Ambassador East update to lead hotelier’s ‘fresh start’

By Dow Jones Newswires-Wall Street Journal
Posted Dec. 16, 2010 at 6:36 a.m.

Storied New York hotelier Ian Schrager says he is about to launch his next “fresh start,” kicking it off with an update of Chicago’s Ambassador East hotel.

The 64-year-old founder of the hip Morgans Hotel Group Co. and a co-owner of the former Studio 54 disco in Manhattan, plans to start two trendy hotel chains. One will cater to the luxury lifestyle and the other will be a more affordable take on hip, large-scale urban hotels.

Schrager said in an interview he will focus on buying and owning the hotels rather than only managing them for others. He expects to rely on his previous lenders and partners, namely Morgan Stanley, to participate in buying hotels to be converted to his new concepts.

Schrager said that “deals right now are hard to come by” but he is close to a “couple” transactions in New York. He said he also is bidding on a few hotels in London and is looking at properties in Los Angeles and Miami.

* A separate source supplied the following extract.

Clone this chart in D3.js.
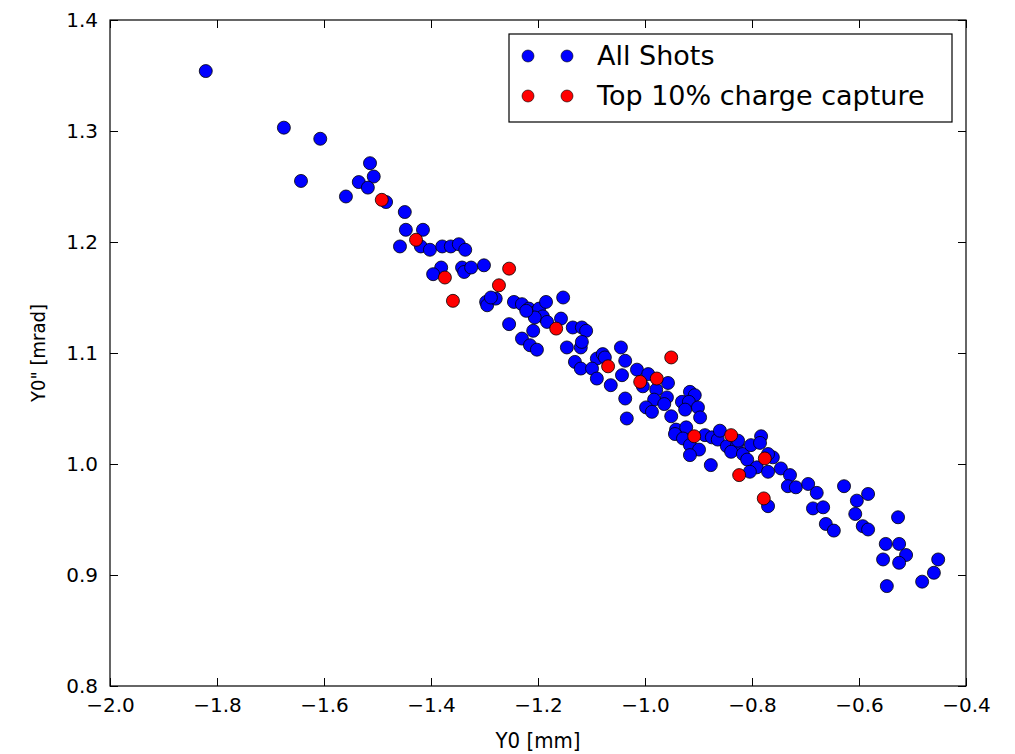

“Hopefully, we’ll be able to take down some of these things in the next few weeks or months,” he said.

The first hotel to open in one of the new lines will be Chicago’s historic Ambassador East Hotel, which Schrager bought along with Morgan Stanley in 2009.

The hotel now is going through a $25 million renovation that will end in fall 2011. He isn’t saying yet which of the new formats the Ambassador East will adopt.

Schrager is planning to announce the new lines Thursday, the same day he is set to finalize his financial departure from the 185-room Gramercy Park Hotel by selling his 50 percent share to partner Aby Rosen for an undisclosed amount. Rosen, now sole owner of the luxury hotel, recently refinanced its mortgage and intends to boost its service and bring in new art to display.

Schrager’s unveiling of his plans comes less than three months after a rival, British billionaire Richard Branson, announced that his Virgin Group Ltd. will spend $500 million open a line of hip upscale hotels in major U.S. cities. Virgin’s hotels will be boutiques — the type of small urban hotel that Schrager pioneered in the 1980s.

Schrager said his “luxury lifestyle” brand will charge rates slightly below the average luxury rates in each market and will deliver top-notch service without pretense.

“Not the kind of service my grandmother liked,” he said. “I don’t care if my coffee gets served by waiters with white gloves and brass buttons. I only care if it’s fast, hot and served in the right way.”

His other new line of hotels will be less expensive and “very stylized,” targeting big hotels of several hundred rooms in city centers.

He declined to divulge amenities or services planned at the hotels, other than to indicate they won’t be as racy as the nascent Edition hotels he is creating for Marriott International Inc.

Those hotels include a bikini boot camp, a fitness program for guests devised and overseen by a team of nutritionists, personal trainers, pro surfers and yoga experts.